Given request: Reproduce exactly the lines starting at the line that contains "Generate a Python script that draws this with matplotlib." and ending at the line that contains "ax.spines['bottom'].set_linewidth(1.1)". Omit pictures.

Excerpted data:
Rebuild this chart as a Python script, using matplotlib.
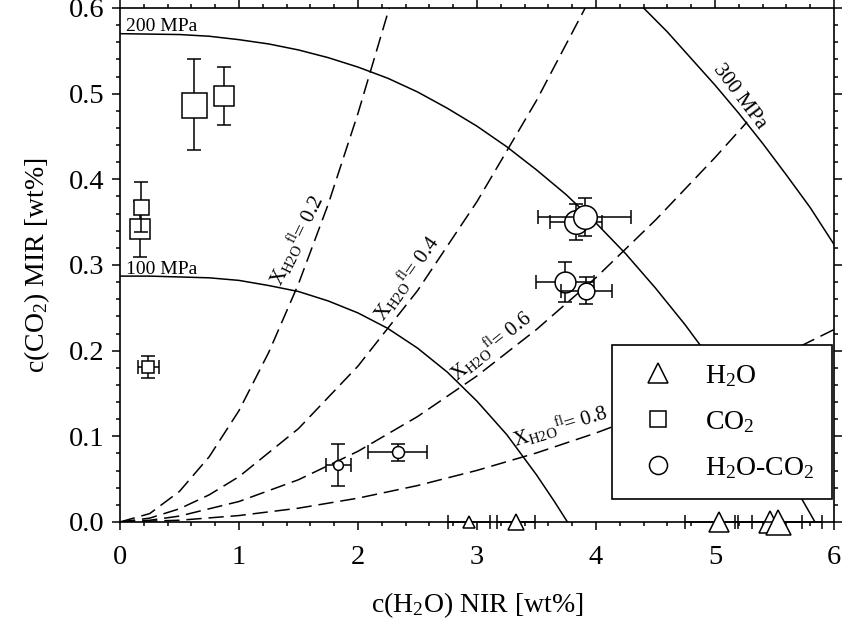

* * *

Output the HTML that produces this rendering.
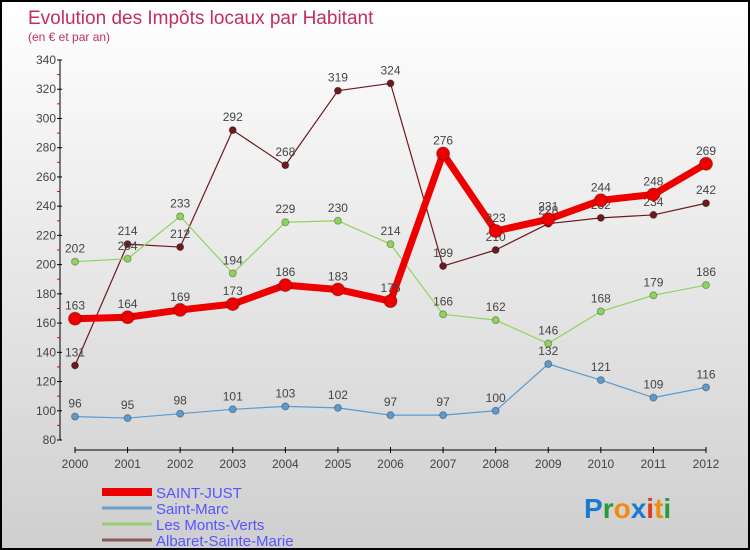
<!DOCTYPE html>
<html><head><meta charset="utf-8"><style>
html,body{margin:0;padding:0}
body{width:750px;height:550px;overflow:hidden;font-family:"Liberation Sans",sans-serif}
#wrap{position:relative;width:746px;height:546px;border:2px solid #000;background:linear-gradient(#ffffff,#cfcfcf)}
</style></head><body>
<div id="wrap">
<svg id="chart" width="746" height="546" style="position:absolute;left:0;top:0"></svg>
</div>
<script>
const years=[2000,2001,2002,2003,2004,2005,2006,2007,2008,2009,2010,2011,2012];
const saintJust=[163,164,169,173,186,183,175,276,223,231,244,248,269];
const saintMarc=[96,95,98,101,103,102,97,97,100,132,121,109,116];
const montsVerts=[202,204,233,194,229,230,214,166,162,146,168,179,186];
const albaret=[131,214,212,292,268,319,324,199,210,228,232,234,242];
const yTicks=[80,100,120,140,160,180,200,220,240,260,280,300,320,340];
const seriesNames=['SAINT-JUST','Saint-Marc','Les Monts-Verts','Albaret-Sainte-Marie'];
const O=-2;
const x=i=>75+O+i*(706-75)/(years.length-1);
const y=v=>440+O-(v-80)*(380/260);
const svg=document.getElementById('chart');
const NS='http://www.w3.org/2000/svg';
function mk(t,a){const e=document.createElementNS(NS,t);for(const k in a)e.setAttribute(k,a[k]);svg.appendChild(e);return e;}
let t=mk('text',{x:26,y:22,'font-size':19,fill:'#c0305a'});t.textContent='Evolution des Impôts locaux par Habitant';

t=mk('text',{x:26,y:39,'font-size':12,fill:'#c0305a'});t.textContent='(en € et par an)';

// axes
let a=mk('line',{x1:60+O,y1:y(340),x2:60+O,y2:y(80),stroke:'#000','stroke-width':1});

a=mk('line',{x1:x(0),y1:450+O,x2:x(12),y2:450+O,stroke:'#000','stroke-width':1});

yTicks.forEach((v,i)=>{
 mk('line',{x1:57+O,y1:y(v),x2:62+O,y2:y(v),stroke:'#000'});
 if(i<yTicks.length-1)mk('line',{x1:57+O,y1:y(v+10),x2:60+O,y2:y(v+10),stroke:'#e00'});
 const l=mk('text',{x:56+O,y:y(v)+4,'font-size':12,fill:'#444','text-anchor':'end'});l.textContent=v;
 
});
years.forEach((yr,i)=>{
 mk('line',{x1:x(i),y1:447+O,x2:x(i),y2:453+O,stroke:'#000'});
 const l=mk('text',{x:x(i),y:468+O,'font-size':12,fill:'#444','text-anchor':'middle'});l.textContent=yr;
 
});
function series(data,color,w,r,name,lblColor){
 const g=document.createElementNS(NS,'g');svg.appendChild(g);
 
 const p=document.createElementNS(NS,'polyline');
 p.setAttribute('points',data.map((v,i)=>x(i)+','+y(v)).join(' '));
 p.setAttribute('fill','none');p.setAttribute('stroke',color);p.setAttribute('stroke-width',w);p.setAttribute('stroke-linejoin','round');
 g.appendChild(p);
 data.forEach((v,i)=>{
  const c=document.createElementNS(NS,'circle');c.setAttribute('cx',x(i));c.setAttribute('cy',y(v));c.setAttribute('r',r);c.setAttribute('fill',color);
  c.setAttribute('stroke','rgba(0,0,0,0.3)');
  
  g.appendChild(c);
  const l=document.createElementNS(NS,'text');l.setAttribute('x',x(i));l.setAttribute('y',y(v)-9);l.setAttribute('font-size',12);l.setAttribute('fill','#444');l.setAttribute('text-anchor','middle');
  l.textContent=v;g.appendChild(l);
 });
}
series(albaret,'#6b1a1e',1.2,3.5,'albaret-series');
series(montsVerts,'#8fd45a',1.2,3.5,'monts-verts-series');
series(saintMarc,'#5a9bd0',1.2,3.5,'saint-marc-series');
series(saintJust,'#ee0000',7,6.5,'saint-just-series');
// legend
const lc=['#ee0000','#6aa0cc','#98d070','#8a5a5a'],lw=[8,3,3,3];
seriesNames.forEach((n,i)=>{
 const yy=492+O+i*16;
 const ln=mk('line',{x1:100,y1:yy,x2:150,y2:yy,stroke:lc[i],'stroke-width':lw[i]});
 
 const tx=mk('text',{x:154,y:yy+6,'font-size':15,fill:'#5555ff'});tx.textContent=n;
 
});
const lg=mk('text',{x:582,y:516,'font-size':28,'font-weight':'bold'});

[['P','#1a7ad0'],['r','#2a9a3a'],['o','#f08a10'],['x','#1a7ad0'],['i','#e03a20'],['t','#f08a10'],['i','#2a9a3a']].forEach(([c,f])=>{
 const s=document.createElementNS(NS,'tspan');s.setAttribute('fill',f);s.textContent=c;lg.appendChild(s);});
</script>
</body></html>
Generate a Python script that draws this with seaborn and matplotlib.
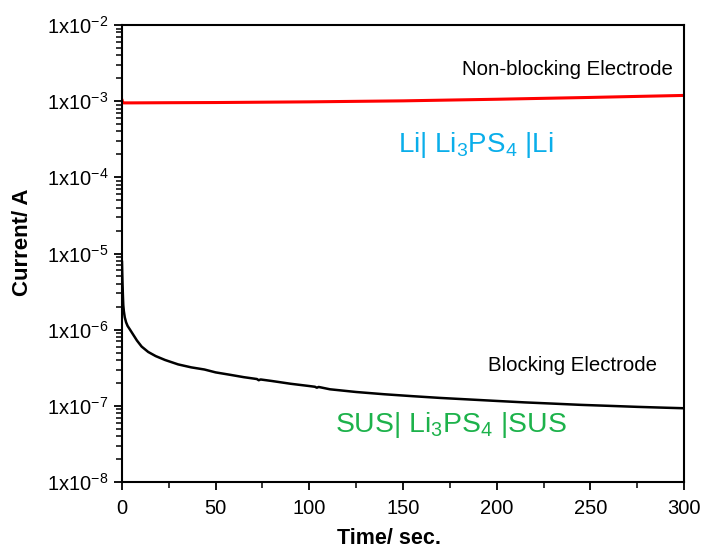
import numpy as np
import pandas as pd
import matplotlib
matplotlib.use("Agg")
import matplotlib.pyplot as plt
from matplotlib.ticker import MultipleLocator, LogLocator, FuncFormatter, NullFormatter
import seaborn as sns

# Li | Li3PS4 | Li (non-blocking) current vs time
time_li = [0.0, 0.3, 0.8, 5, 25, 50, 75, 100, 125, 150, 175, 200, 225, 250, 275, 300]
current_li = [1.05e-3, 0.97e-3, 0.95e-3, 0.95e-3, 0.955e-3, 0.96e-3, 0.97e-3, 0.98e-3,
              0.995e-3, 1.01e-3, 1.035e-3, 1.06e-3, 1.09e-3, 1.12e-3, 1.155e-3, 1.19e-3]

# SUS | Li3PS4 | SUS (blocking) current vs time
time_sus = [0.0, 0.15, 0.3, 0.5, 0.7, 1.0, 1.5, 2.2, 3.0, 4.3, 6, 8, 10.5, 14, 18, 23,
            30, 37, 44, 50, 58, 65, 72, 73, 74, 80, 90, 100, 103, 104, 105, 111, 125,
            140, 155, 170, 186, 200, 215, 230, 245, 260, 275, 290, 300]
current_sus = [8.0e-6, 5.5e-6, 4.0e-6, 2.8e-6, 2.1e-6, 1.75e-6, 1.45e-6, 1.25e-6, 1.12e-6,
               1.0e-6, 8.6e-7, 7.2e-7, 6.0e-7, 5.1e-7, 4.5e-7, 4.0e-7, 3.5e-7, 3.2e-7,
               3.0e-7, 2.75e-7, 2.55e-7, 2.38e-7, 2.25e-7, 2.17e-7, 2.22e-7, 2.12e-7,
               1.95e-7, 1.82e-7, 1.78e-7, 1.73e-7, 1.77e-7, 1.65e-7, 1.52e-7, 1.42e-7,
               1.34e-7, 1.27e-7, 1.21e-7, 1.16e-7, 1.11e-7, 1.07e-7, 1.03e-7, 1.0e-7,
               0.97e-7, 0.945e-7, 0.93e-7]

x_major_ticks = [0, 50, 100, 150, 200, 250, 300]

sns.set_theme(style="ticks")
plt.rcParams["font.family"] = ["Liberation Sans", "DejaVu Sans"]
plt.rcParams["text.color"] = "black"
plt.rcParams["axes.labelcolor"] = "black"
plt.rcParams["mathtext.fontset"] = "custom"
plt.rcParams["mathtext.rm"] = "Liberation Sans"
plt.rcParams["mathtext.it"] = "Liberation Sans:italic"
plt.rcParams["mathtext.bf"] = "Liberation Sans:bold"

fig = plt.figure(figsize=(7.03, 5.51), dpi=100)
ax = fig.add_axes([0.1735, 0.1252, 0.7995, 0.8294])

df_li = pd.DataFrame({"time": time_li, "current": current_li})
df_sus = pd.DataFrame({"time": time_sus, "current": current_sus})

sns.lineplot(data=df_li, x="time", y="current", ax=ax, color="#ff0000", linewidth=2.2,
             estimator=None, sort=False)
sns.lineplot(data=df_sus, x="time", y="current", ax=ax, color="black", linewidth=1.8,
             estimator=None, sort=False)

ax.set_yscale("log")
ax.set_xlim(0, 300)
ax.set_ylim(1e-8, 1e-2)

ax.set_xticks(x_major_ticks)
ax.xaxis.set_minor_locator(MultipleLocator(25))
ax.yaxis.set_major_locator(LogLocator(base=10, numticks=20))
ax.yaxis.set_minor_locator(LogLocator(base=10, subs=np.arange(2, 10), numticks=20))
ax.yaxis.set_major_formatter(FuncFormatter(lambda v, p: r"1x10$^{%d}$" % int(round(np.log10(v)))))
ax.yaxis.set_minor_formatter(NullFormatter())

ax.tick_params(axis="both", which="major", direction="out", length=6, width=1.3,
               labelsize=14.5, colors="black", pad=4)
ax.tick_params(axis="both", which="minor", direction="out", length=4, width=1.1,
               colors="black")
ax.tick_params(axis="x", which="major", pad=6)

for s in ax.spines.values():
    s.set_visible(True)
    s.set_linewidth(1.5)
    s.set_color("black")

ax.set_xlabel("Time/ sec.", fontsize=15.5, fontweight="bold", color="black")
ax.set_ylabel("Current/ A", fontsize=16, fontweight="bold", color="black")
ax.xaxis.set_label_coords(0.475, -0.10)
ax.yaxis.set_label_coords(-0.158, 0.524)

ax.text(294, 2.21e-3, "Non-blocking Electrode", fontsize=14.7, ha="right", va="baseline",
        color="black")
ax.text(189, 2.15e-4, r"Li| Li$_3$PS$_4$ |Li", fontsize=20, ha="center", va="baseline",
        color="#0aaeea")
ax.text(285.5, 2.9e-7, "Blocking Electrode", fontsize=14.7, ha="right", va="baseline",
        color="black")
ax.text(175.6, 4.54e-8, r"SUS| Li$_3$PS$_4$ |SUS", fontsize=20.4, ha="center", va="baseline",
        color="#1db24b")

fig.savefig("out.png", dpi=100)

* * *

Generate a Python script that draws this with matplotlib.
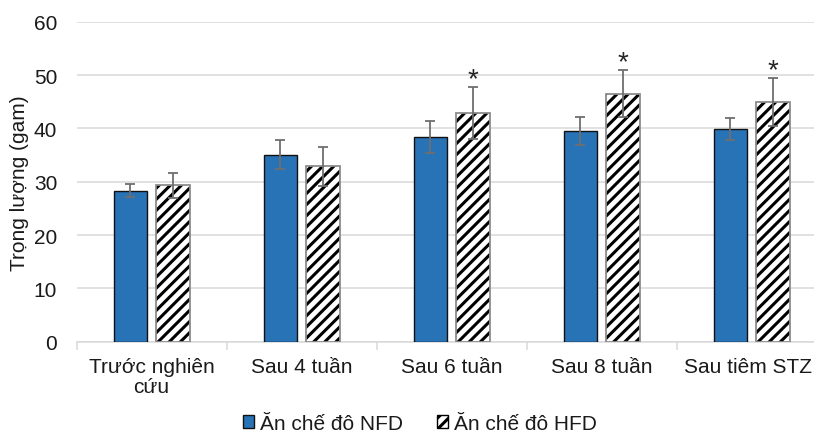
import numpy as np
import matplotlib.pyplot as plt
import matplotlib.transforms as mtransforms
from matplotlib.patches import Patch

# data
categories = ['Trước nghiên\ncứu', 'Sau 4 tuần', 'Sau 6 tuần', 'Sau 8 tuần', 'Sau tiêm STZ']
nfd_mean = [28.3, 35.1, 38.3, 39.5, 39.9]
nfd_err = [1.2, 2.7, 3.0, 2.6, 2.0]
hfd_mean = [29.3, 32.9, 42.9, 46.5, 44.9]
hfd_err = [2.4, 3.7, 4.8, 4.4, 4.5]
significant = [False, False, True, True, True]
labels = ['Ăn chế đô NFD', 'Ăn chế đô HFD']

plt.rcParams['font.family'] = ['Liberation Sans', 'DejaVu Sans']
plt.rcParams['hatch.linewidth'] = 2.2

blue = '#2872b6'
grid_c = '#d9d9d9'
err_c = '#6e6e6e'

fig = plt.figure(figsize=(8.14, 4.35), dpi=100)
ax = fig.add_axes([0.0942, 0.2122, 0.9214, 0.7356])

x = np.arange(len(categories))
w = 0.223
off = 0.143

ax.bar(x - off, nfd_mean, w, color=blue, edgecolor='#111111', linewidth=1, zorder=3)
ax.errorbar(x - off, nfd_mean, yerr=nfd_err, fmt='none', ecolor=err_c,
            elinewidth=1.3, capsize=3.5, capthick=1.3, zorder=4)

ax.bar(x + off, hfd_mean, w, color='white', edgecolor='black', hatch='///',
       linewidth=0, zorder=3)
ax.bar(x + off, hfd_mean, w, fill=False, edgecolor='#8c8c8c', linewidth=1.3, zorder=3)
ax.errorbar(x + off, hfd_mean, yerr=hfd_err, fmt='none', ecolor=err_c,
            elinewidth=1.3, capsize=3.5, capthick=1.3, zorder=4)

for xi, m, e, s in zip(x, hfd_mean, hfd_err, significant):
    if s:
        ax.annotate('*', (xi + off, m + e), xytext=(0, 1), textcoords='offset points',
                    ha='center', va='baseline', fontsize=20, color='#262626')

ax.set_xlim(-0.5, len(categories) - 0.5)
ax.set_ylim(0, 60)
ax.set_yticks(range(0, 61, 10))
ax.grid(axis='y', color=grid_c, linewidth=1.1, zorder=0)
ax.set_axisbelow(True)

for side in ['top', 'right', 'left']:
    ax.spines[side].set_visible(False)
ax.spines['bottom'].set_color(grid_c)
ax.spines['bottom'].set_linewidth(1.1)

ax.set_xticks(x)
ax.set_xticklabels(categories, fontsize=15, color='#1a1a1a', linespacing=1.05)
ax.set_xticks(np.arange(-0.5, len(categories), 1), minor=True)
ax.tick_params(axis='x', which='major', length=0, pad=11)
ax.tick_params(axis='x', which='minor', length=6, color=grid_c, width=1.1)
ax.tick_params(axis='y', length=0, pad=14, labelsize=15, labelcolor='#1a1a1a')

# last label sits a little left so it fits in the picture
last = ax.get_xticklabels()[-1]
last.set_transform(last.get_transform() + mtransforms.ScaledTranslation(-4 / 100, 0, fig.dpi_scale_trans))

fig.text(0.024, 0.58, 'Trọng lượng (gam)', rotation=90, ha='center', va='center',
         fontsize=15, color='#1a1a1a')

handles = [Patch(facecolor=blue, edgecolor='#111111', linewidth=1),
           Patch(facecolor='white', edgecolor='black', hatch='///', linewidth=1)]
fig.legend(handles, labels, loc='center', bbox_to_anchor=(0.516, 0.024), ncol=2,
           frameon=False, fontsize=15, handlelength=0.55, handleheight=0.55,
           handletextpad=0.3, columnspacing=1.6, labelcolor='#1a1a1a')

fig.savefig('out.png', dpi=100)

Correct output:
Generate a Python script that draws this with matplotlib.
import numpy as np
import matplotlib.pyplot as plt
import matplotlib.transforms as mtransforms
from matplotlib.patches import Patch

# data
categories = ['Trước nghiên\ncứu', 'Sau 4 tuần', 'Sau 6 tuần', 'Sau 8 tuần', 'Sau tiêm STZ']
nfd_mean = [28.3, 35.1, 38.3, 39.5, 39.9]
nfd_err = [1.2, 2.7, 3.0, 2.6, 2.0]
hfd_mean = [29.3, 32.9, 42.9, 46.5, 44.9]
hfd_err = [2.4, 3.7, 4.8, 4.4, 4.5]
significant = [False, False, True, True, True]
labels = ['Ăn chế đô NFD', 'Ăn chế đô HFD']

plt.rcParams['font.family'] = ['Liberation Sans', 'DejaVu Sans']
plt.rcParams['hatch.linewidth'] = 2.2

blue = '#2872b6'
grid_c = '#d9d9d9'
err_c = '#6e6e6e'

fig = plt.figure(figsize=(8.14, 4.35), dpi=100)
ax = fig.add_axes([0.0942, 0.2122, 0.9214, 0.7356])

x = np.arange(len(categories))
w = 0.223
off = 0.143

ax.bar(x - off, nfd_mean, w, color=blue, edgecolor='#111111', linewidth=1, zorder=3)
ax.errorbar(x - off, nfd_mean, yerr=nfd_err, fmt='none', ecolor=err_c,
            elinewidth=1.3, capsize=3.5, capthick=1.3, zorder=4)

ax.bar(x + off, hfd_mean, w, color='white', edgecolor='black', hatch='///',
       linewidth=0, zorder=3)
ax.bar(x + off, hfd_mean, w, fill=False, edgecolor='#8c8c8c', linewidth=1.3, zorder=3)
ax.errorbar(x + off, hfd_mean, yerr=hfd_err, fmt='none', ecolor=err_c,
            elinewidth=1.3, capsize=3.5, capthick=1.3, zorder=4)

for xi, m, e, s in zip(x, hfd_mean, hfd_err, significant):
    if s:
        ax.annotate('*', (xi + off, m + e), xytext=(0, 1), textcoords='offset points',
                    ha='center', va='baseline', fontsize=20, color='#262626')

ax.set_xlim(-0.5, len(categories) - 0.5)
ax.set_ylim(0, 60)
ax.set_yticks(range(0, 61, 10))
ax.grid(axis='y', color=grid_c, linewidth=1.1, zorder=0)
ax.set_axisbelow(True)

for side in ['top', 'right', 'left']:
    ax.spines[side].set_visible(False)
ax.spines['bottom'].set_color(grid_c)
ax.spines['bottom'].set_linewidth(1.1)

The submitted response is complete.